Today we got almost halfway up the tallest Munro — Ben Nevis, the highest mountain in the British Isles. It was raining when we started but soon cleared up. This was good for many reasons, including the fact that the rocks in our path had dried out when we made our way down, making them slightly less slippery. 

We certainly didn’t bag a Munro today. But we almost half-bagged one. 

Kerrera to the Rescue

Kerrera to the Rescue

One of the things I like best about travel is that it shakes you out of your routine. In fact, sometimes it flips you over and turns you upside down. But when it just jostles you a bit, the sensation can be pleasurable.

The main reason we traveled to Oban was to explore the Inner Hebrides. We were excited to see the birthplace of Christianity (Iona) and Fingal’s Cave (Staffa). Instead, as soon as we landed I learned that the ferry and boat tour was canceled. Bad weather was moving in. 

After being in Scotland four days, I can safely say that bad weather is always moving in. But good weather is, too. And with Mull, Iona and Staffa out of the picture, we needed an island to explore. 

Kerrera to the rescue! This small island is a five-minute ferry ride from Oban and basically car-free—a walker’s paradise. We skirted Horseshoe Bay, lunched at the Kerrera Tea Garden, and marveled at the ruins of Gylen Castle. We met some fascinating people. It was not what we planned to do, but it was just right.

A Window on Oban

A Window on Oban

I’m sitting in a window seat overlooking Oban Harbor, trying to imagine living in the midst of such beauty. Would you stop noticing it? Would it become just some pretty wallpaper, something you glanced at from time to time while going about your everyday life? 

The two charming rooms in this B&B make me think otherwise. The lady of the house showed us in, laid the key on the low coffee table in front of the window, stood with me just a minute explaining how things work, lingered as if to say, this is something special. 

Because it is, and you feel it the moment you walk in. The window frames a view of shining water, docked fishing boats, and many-chimneyed houses made of no-nonsense stone. But it’s a view that depends on the movement of clouds and the angle of the sun, or whether a small ferry or a large one is moving across the waves. It’s a view that’s always changing, and always lovely.

West Highland Way

West Highland Way

The West Highland Way is a 95-mile walking path that runs through some of the most spectacular scenery on the planet. We walked eight miles of it today.

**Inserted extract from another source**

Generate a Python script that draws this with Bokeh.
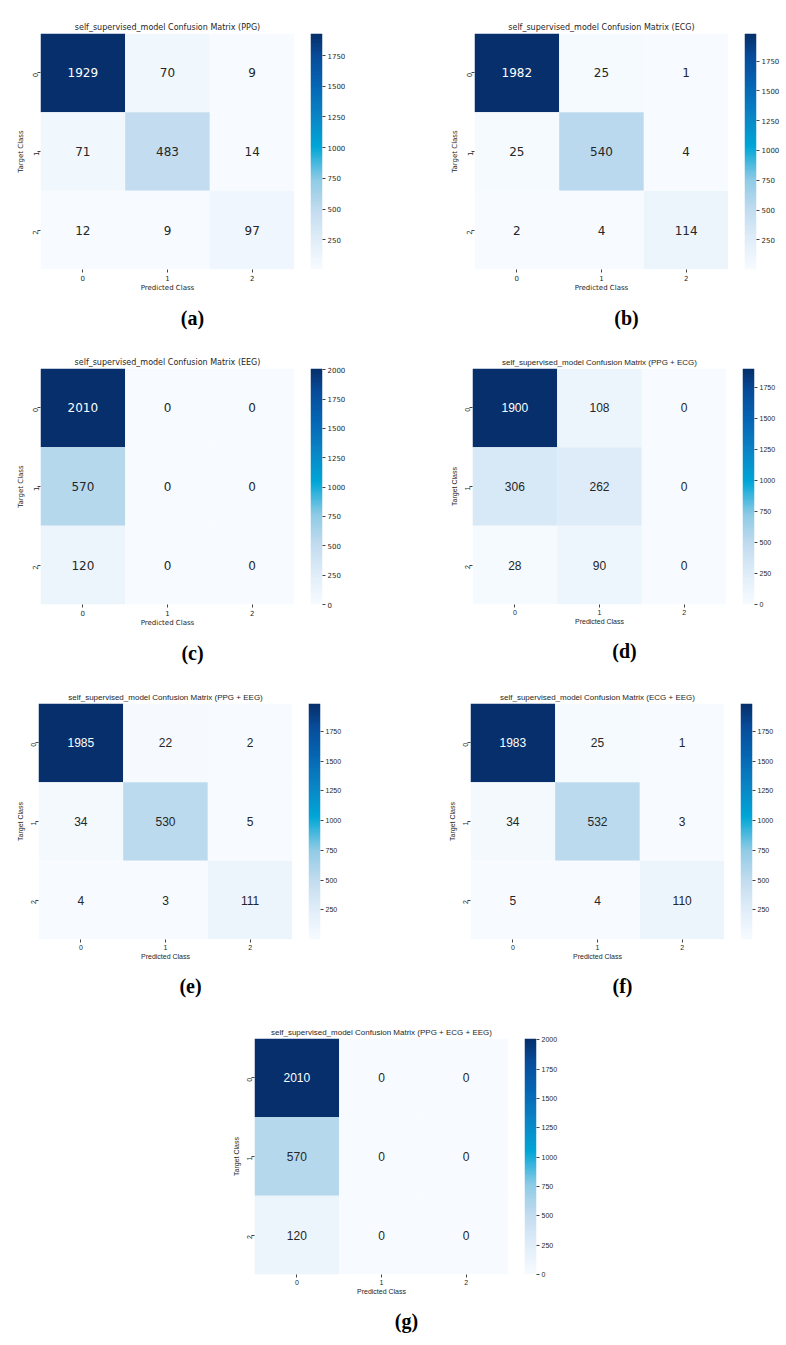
import math
import numpy as np
from bokeh.plotting import figure
from bokeh.models import (ColumnDataSource, LinearColorMapper, FixedTicker,
                          Title, Spacer, FactorRange, Range1d, LinearAxis)
from bokeh.layouts import row, column
from bokeh.embed import file_html
from bokeh.resources import INLINE

# ---------------- data ----------------
classes = ["0", "1", "2"]
cbar_ticks = [0, 250, 500, 750, 1000, 1250, 1500, 1750, 2000]

titles = [
    "self_supervised_model Confusion Matrix (PPG)",
    "self_supervised_model Confusion Matrix (ECG)",
    "self_supervised_model Confusion Matrix (EEG)",
    "self_supervised_model Confusion Matrix (PPG + ECG)",
    "self_supervised_model Confusion Matrix (PPG + EEG)",
    "self_supervised_model Confusion Matrix (ECG + EEG)",
    "self_supervised_model Confusion Matrix (PPG + ECG + EEG)",
]
captions = ["(a)", "(b)", "(c)", "(d)", "(e)", "(f)", "(g)"]

cm_ppg = [[1929, 70, 9], [71, 483, 14], [12, 9, 97]]
cm_ecg = [[1982, 25, 1], [25, 540, 4], [2, 4, 114]]
cm_eeg = [[2010, 0, 0], [570, 0, 0], [120, 0, 0]]
cm_ppg_ecg = [[1900, 108, 0], [306, 262, 0], [28, 90, 0]]
cm_ppg_eeg = [[1985, 22, 2], [34, 530, 5], [4, 3, 111]]
cm_ecg_eeg = [[1983, 25, 1], [34, 532, 3], [5, 4, 110]]
cm_all = [[2010, 0, 0], [570, 0, 0], [120, 0, 0]]
matrices = [cm_ppg, cm_ecg, cm_eeg, cm_ppg_ecg, cm_ppg_eeg, cm_ecg_eeg, cm_all]

# ---------------- style ----------------
stops = [(0.0, "#f7fbff"), (0.12, "#e1eef9"), (0.25, "#c2dcef"), (0.38, "#8ecbe6"),
         (0.52, "#00a6d7"), (0.65, "#0a85c6"), (0.78, "#0566b4"), (0.9, "#074d9b"),
         (1.0, "#062f6b")]


def hex2rgb(h):
    return [int(h[i:i + 2], 16) for i in (1, 3, 5)]


def make_palette(n=256):
    pos = [s[0] for s in stops]
    cols = np.array([hex2rgb(s[1]) for s in stops], dtype=float)
    out = []
    for tt in np.linspace(0, 1, n):
        rgb = [np.interp(tt, pos, cols[:, k]) for k in range(3)]
        out.append("#%02x%02x%02x" % tuple(int(round(c)) for c in rgb))
    return out


palette = make_palette()
TXT = "#262626"
TICK = "#444444"
FW, FH = 254, 236
TOP, BOT = 25, 74
CAP = 20


def caption_width(c, size):
    w = {"a": 0.5, "b": 0.556, "c": 0.444, "d": 0.556, "e": 0.444, "f": 0.333, "g": 0.5}
    return (0.666 + w[c[1]]) * size


def style_axis(ax, font):
    ax.axis_line_color = None
    ax.major_tick_line_color = TICK
    ax.major_tick_out = 3
    ax.major_tick_in = 0
    ax.minor_tick_line_color = None
    ax.major_label_standoff = 2
    ax.major_label_text_font_size = "7px"
    ax.major_label_text_color = TXT
    ax.major_label_text_font = font
    ax.axis_label_text_font_size = "7px"
    ax.axis_label_text_font_style = "normal"
    ax.axis_label_text_color = TXT
    ax.axis_label_text_font = font
    ax.axis_label_standoff = 2


def panel(i, right_border, font, bottom=BOT):
    m = matrices[i]
    vals = np.array(m)
    lo, hi = int(vals.min()), int(vals.max())
    mapper = LinearColorMapper(palette=palette, low=lo, high=hi)
    xs, ys, vs, lbl, tcol = [], [], [], [], []
    for r in range(3):
        for c in range(3):
            v = m[r][c]
            xs.append(classes[c])
            ys.append(classes[r])
            vs.append(v)
            lbl.append(str(v))
            tcol.append("white" if (v - lo) / (hi - lo) > 0.6 else TXT)
    src = ColumnDataSource(dict(x=xs, y=ys, v=vs, label=lbl, tcol=tcol))

    p = figure(x_range=FactorRange(*classes), y_range=FactorRange(*classes[::-1]),
               frame_width=FW, frame_height=FH,
               min_border_left=0, min_border_right=0,
               min_border_top=TOP, min_border_bottom=bottom,
               output_backend="svg", toolbar_location=None, tools="")
    p.rect(x="x", y="y", width=1, height=1, source=src,
           fill_color={"field": "v", "transform": mapper}, line_color=None)
    p.text(x="x", y="y", text="label", source=src, text_align="center",
           text_baseline="middle", text_font_size="12px", text_color="tcol",
           text_font={"value": font})

    p.title.text = titles[i]
    p.title.align = "center"
    p.title.text_font = font
    p.title.text_font_size = "8px"
    p.title.text_font_style = "normal"
    p.title.text_color = TXT
    p.title.standoff = 4

    style_axis(p.xaxis[0], font)
    style_axis(p.yaxis[0], font)
    p.xaxis.axis_label = "Predicted Class"
    p.xaxis.axis_label_standoff = 0
    p.yaxis.axis_label = "Target Class"
    p.yaxis.major_label_orientation = math.pi / 2
    p.grid.grid_line_color = None
    p.outline_line_color = None

    cap = Title(text=captions[i], align="left",
                offset=152 - caption_width(captions[i], CAP) / 2,
                text_font="Liberation Serif", text_font_style="bold",
                text_font_size="%dpx" % CAP, text_color="#000000",
                standoff=24, vertical_align="top")
    p.add_layout(cap, "below")

    # colour bar: gradient image with its own value axis
    cb = figure(x_range=Range1d(0, 1), y_range=Range1d(lo, hi),
                frame_width=12, frame_height=FH,
                min_border_left=16, min_border_right=right_border,
                min_border_top=TOP, min_border_bottom=bottom,
                x_axis_location=None, y_axis_location=None,
                output_backend="svg", toolbar_location=None, tools="")
    grad = np.linspace(lo, hi, 400).reshape(-1, 1)
    cb.image(image=[grad], x=0, y=lo, dw=1, dh=hi - lo, color_mapper=mapper)
    ax = LinearAxis(ticker=FixedTicker(ticks=cbar_ticks))
    style_axis(ax, font)
    cb.add_layout(ax, "right")
    cb.grid.grid_line_color = None
    cb.outline_line_color = None
    return row(p, cb)


pa = panel(0, 125, "DejaVu Sans")
pb = panel(1, 20, "DejaVu Sans")
pc = panel(2, 125, "DejaVu Sans")
pd = panel(3, 20, "Liberation Sans")
pe = panel(4, 125, "Liberation Sans")
pf = panel(5, 20, "Liberation Sans")
pg = panel(6, 30, "Liberation Sans", bottom=62)

grid = column(row(pa, pb), row(pc, pd), row(pe, pf),
              row(Spacer(width=216, height=10), pg))
layout = column(Spacer(width=10, height=8), row(Spacer(width=13, height=10), grid))

open("out.html", "w").write(file_html(layout, INLINE))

Along the way, we met fellow travelers: a young woman from Germany who raved about the distillery in Oban (where we head tomorrow), a family whose members hail from Canada and Holland but who originally came from Scotland, a couple who lives only 90 minutes away from us in West Virginia but who came here to hike the entire trail … and many more folks. 

Foot travel invites friendships and confidences. It’s the original mode of transportation, and as you might expect, I think it’s the best.